**GIVEN EXERCISE**
Pictures stay out of this copy, which runs from the first line of the material through the line containing "grad = np.linspace(0, 1, 256).reshape(-1, 1)".

**SOURCE MATERIAL**
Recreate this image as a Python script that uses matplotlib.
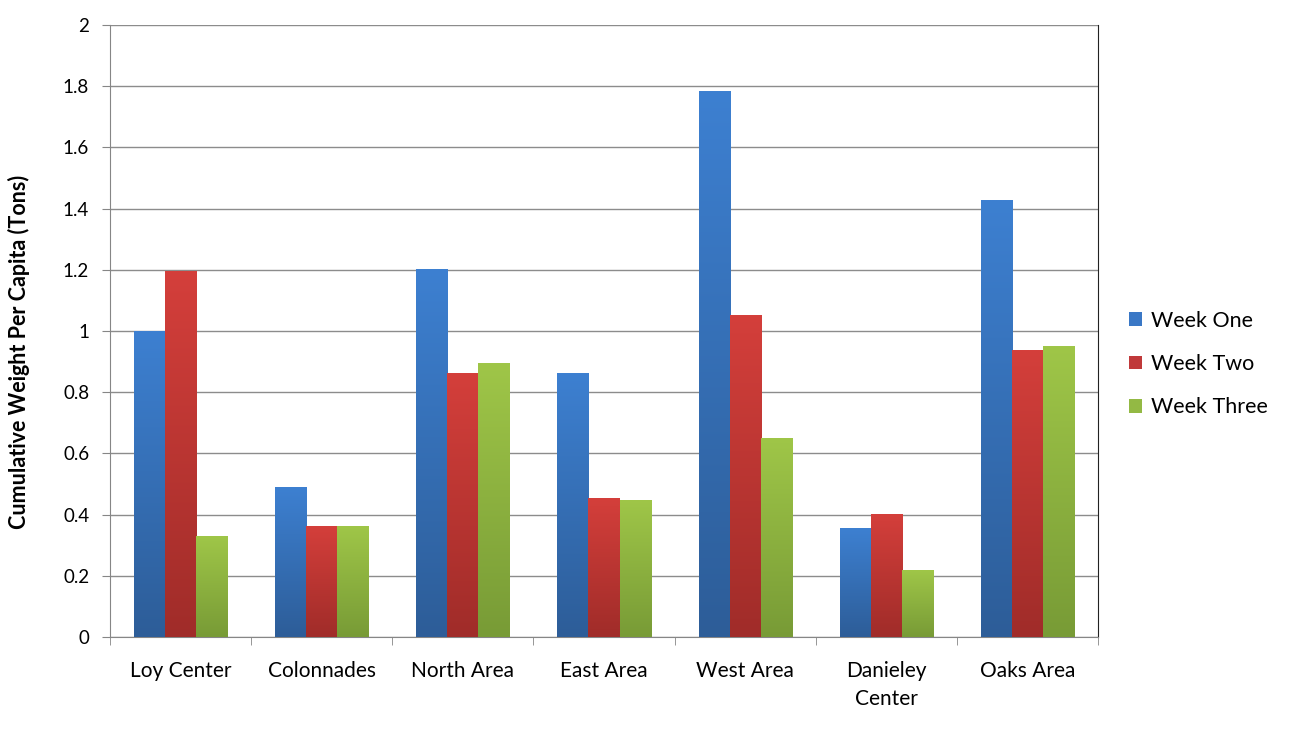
import numpy as np
import matplotlib
matplotlib.use("Agg")
import matplotlib.pyplot as plt
from matplotlib.patches import Patch
from matplotlib.colors import LinearSegmentedColormap

plt.rcParams["font.family"] = ["Lato", "DejaVu Sans"]

categories = ["Loy Center", "Colonnades", "North Area", "East Area",
              "West Area", "Danieley\nCenter", "Oaks Area"]
week_one = [0.997, 0.487, 1.200, 0.862, 1.782, 0.355, 1.425]
week_two = [1.195, 0.360, 0.862, 0.452, 1.052, 0.399, 0.937]
week_three = [0.327, 0.360, 0.895, 0.445, 0.649, 0.217, 0.948]
series_names = ["Week One", "Week Two", "Week Three"]
yticks = [0, 0.2, 0.4, 0.6, 0.8, 1, 1.2, 1.4, 1.6, 1.8, 2]

# (top colour, bottom colour, legend colour)
styles = [("#3d80d1", "#2d5d98", "#3a78c6"),
          ("#d43f3b", "#a02c29", "#c0393a"),
          ("#9fc648", "#789b36", "#93b944")]

fig = plt.figure(figsize=(12.96, 7.29), dpi=100)
ax = fig.add_axes([110 / 1296, 92 / 729, 988 / 1296, 612 / 729])

x = np.arange(len(categories))
w = 0.22
grad = np.linspace(0, 1, 256).reshape(-1, 1)

for i, vals in enumerate([week_one, week_two, week_three]):
    top, bottom, _ = styles[i]
    cmap = LinearSegmentedColormap.from_list(f"g{i}", [bottom, top])
    bars = ax.bar(x + (i - 1) * w, vals, w, color="none", zorder=3)
    for b in bars:
        x0, y0 = b.get_x(), b.get_y()
        ax.imshow(grad, cmap=cmap, origin="lower", aspect="auto",
                  extent=[x0, x0 + b.get_width(), y0, y0 + b.get_height()],
                  zorder=3, interpolation="bilinear")

ax.set_xlim(-0.5, len(categories) - 0.5)
ax.set_ylim(0, 2)
ax.set_yticks(yticks)
ax.set_yticklabels([f"{v:g}" for v in yticks], fontsize=13.5)
ax.yaxis.grid(True, color="#8c8c8c", linewidth=1, zorder=0)
ax.set_axisbelow(True)

ax.set_xticks(x)
ax.set_xticklabels(categories, fontsize=15, linespacing=1.5)
ax.tick_params(axis="x", length=0, pad=17)
ax.set_xticks(np.arange(len(categories) + 1) - 0.5, minor=True)
ax.tick_params(axis="x", which="minor", length=6, color="#868686")
ax.tick_params(axis="y", length=6, color="#868686", pad=9)

for s in ["left", "bottom"]:
    ax.spines[s].set_color("#868686")
ax.spines["top"].set_visible(False)
ax.spines["right"].set_color("#222222")

ax.set_ylabel("Cumulative Weight Per Capita (Tons)", fontsize=15.5,
              fontweight="bold")
ax.yaxis.set_label_coords(-0.081, 0.466)

handles = [Patch(facecolor=s[2], edgecolor="none") for s in styles]
ax.legend(handles, series_names, loc="center left", bbox_to_anchor=(1.012, 0.446),
          frameon=False, fontsize=15.5, handlelength=0.6, handleheight=0.6,
          handletextpad=0.4, labelspacing=1.08)

fig.savefig("out.png", dpi=100)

**OUTPUT FOR THIS TASK**
Recreate this image as a Python script that uses matplotlib.
import numpy as np
import matplotlib
matplotlib.use("Agg")
import matplotlib.pyplot as plt
from matplotlib.patches import Patch
from matplotlib.colors import LinearSegmentedColormap

plt.rcParams["font.family"] = ["Lato", "DejaVu Sans"]

categories = ["Loy Center", "Colonnades", "North Area", "East Area",
              "West Area", "Danieley\nCenter", "Oaks Area"]
week_one = [0.997, 0.487, 1.200, 0.862, 1.782, 0.355, 1.425]
week_two = [1.195, 0.360, 0.862, 0.452, 1.052, 0.399, 0.937]
week_three = [0.327, 0.360, 0.895, 0.445, 0.649, 0.217, 0.948]
series_names = ["Week One", "Week Two", "Week Three"]
yticks = [0, 0.2, 0.4, 0.6, 0.8, 1, 1.2, 1.4, 1.6, 1.8, 2]

# (top colour, bottom colour, legend colour)
styles = [("#3d80d1", "#2d5d98", "#3a78c6"),
          ("#d43f3b", "#a02c29", "#c0393a"),
          ("#9fc648", "#789b36", "#93b944")]

fig = plt.figure(figsize=(12.96, 7.29), dpi=100)
ax = fig.add_axes([110 / 1296, 92 / 729, 988 / 1296, 612 / 729])

x = np.arange(len(categories))
w = 0.22
grad = np.linspace(0, 1, 256).reshape(-1, 1)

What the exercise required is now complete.